The Battle against Right wing bigotry

THE PRIVATE referendum currently taking place in Scotland on Clause 28 may turn out to be the last throw of the ill-fated ‘Keep The Clause’ campaign led by Brian Souter, the anti-gay and right-wing Christian boss of Stagecoach.

Lionel Wright

So far the bus tycoon has spent £2 million of his £300 million fortune on his bid to keep Thatcher’s anti-gay clause, known as Section 2a in Scotland, on the statute-books. This includes retaining the Media House PR firm of ex-Sun executive Jack Irvine at £10,000 per week.

Souter’s poll was never intended as an objective inquiry into the views of Scots. It has been mounted on the back of a vicious homophobic campaign, with Scotland saturated by poster hoardings filled with disinformation about children in post-repeal classrooms being taught ‘gay sex lessons’. Youth workers in Scotland have reported an increase in the already high level of anti-gay assaults in the wake of Souter’s campaign.

Whatever its supposed ‘result,’ the Keep The Clause private ballot is an ominous precedent not just for campaigners for lesbian, gay and bisexual rights, but also for trade unionists, anti-racists, environmentalists, civil rights campaigners and others.

Gay rights campaigners on both sides of the border have correctly launched a counter-offensive against Souter and the religious right, with lobbies, torchlight vigils and other actions.

An organised boycott of the referendum has been supported by Scottish Socialist Party’s MSP Tommy Sheridan, whose public burning of his ballot paper has been followed by others. It is thought that a majority of the 500,000 Freepost envelopes returned to Keep The Clause so far are empty.

While the key battle for repeal has yet to be won, it is important that the shambles of Souter’s referendum doesn’t distract us from the fact that assorted reactionaries the length of Britain have already succeeded in breaching the defences of the campaign for repeal of Section 28/2a.

In January Conservative leader William Hague fumbled around with the policy of repealing Section 28 ‘except’ for teachers who ‘demanded pupils become gay’.

Labour’s Hilary Armstrong told the Tories: “Trying to water down bad law is a complete nonsense and they clearly don’t think their amendment is going

anywhere”. The Liberal-Democrats’ Lord Tope added: “Let’s have no truck with weasel amendments…”. A few weeks later “weasel amendments” were precisely what both parties were promoting.

Then David Blunkett, the Cabinet member with the most high-profile anti-gay attitude, prepared ‘safeguards’ to the government’s Local Government Bill designed to placate the tabloid press and anti-gay peers. Blunkett met religious leaders, who had already prepared post-Section 28 ‘guidelines’ which didn’t even contain the word ‘homosexual’.

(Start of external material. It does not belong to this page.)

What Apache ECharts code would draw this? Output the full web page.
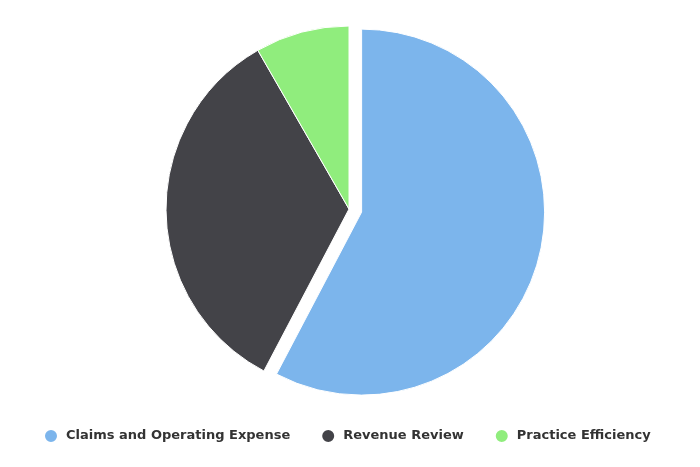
<!DOCTYPE html>
<html>
<head>
<meta charset="utf-8">
<script src="https://cdn.jsdelivr.net/npm/echarts@6/dist/echarts.min.js"></script>
<style>
  html, body { margin: 0; padding: 0; background: #ffffff; }
  #chart { width: 700px; height: 467px; }
</style>
</head>
<body>
<div id="chart"></div>
<script>
  const categories = ['Claims and Operating Expense', 'Revenue Review', 'Practice Efficiency']
  const values = [57.7, 34.0, 8.3]
  const colors = ['#7cb5ec', '#434348', '#90ed7d']

  const chart = echarts.init(document.getElementById('chart'))

  const option = {
    animation: false,
    color: colors,
    legend: {
      top: 423,
      left: 38,
      icon: 'circle',
      itemWidth: 14,
      itemHeight: 14,
      itemGap: 30,
      textStyle: {
        fontFamily: 'DejaVu Sans',
        fontSize: 13,
        fontWeight: 'bold',
        color: '#333333',
        padding: [0, 0, 0, 3]
      },
      data: categories
    },
    series: [
      {
        type: 'pie',
        center: [349, 209],
        radius: 183,
        startAngle: 90,
        clockwise: true,
        selectedMode: 'single',
        selectedOffset: 13,
        label: { show: false },
        labelLine: { show: false },
        itemStyle: {
          borderColor: '#ffffff',
          borderWidth: 1
        },
        emphasis: { disabled: true },
        data: categories.map((name, i) => ({
          name: name,
          value: values[i],
          selected: i === 0
        }))
      }
    ]
  }

  chart.setOption(option)
</script>
</body>
</html>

The final 10,000-word document stresses the “significance of marriage and stable family relationships as key building blocks of community and society”. Given that gay people cannot marry, this approach entrenches discrimination. Also, enhancing the status of marriage stigmatises large swathes of the population generally.

The guidelines also imply that both individual parents and religious interests can exert a veto over the sex education policies of local schools.

While the offensive “promotion of homosexuality” formula of Thatcher is gone, the new position is arguably worse, because Section 28 has not applied to schools for many years, but the new guidelines will have legal force within education.

In Scotland the Lib-Dem/Labour executive has adopted a parallel “comfort clause”. This omits any reference to marriage, and confines itself to pushing “stable family relationships”. The intention is that everyone can read into the policy what they want.

However, a Working Group with prominent religious representation is preparing lengthy policy guidelines, and the Scottish National Party is calling for further “safeguards” to be incorporated before the Scottish Parliament votes on repeal later in the summer.

The lessons of the Section 2a/28 campaign are that the capitalist parties cannot be relied on to repeal anti-gay legislation. Gay rights activists and socialists must fight for full repeal in Scotland, Wales and England, and for the scrapping of the current discriminatory guidelines.